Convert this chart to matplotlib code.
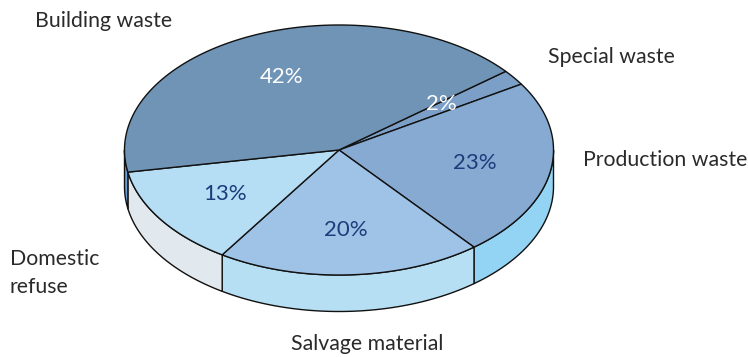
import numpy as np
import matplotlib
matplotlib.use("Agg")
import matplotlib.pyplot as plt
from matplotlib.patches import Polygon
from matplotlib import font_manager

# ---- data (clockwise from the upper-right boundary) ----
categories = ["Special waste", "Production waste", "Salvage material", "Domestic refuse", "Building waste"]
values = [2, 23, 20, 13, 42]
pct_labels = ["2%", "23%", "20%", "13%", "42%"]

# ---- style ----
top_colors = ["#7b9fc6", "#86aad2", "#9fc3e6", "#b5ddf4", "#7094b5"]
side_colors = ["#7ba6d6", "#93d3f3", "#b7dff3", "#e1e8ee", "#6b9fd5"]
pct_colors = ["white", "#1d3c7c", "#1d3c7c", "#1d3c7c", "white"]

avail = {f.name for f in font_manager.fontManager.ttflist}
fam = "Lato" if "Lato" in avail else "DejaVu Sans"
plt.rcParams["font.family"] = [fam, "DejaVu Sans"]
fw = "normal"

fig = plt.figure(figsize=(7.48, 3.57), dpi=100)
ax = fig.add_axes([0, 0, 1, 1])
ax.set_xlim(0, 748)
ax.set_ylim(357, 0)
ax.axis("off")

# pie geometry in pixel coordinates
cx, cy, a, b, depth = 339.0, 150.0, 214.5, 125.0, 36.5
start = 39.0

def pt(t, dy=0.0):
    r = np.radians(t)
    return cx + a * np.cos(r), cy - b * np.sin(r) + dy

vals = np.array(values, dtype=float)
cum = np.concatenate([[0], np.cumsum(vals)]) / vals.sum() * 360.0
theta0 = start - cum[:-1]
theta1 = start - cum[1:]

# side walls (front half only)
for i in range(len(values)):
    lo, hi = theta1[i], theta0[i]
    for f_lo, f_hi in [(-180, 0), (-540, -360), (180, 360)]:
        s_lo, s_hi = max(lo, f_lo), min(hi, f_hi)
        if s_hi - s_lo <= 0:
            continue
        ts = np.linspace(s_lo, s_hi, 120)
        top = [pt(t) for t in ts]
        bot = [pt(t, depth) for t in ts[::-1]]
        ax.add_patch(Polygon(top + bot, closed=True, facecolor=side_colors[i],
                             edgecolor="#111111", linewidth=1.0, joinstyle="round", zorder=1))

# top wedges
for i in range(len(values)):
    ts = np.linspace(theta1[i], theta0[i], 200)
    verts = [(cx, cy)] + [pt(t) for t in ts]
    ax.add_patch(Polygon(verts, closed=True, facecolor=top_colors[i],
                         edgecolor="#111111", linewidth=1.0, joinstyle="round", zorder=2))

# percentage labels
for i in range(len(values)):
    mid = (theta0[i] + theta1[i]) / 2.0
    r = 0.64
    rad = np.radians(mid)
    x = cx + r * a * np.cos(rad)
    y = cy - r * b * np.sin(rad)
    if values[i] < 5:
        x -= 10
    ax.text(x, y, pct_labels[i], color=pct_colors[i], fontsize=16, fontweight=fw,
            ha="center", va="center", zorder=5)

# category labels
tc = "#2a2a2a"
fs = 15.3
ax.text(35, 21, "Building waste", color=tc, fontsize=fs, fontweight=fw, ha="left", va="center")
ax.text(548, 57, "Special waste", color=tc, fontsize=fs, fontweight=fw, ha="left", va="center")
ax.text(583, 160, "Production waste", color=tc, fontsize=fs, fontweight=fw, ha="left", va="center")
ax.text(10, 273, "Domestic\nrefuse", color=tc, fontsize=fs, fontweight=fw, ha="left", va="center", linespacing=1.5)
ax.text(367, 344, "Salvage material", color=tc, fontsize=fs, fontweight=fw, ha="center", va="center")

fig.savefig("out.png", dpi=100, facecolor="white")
* * * * *
Short problem: Up to and including the line containing "from matplotlib import font_manager", repeat every line from the start of the data, but none of the pictures.

Full response:
Convert this chart to matplotlib code.
import numpy as np
import matplotlib
matplotlib.use("Agg")
import matplotlib.pyplot as plt
from matplotlib.patches import Polygon
from matplotlib import font_manager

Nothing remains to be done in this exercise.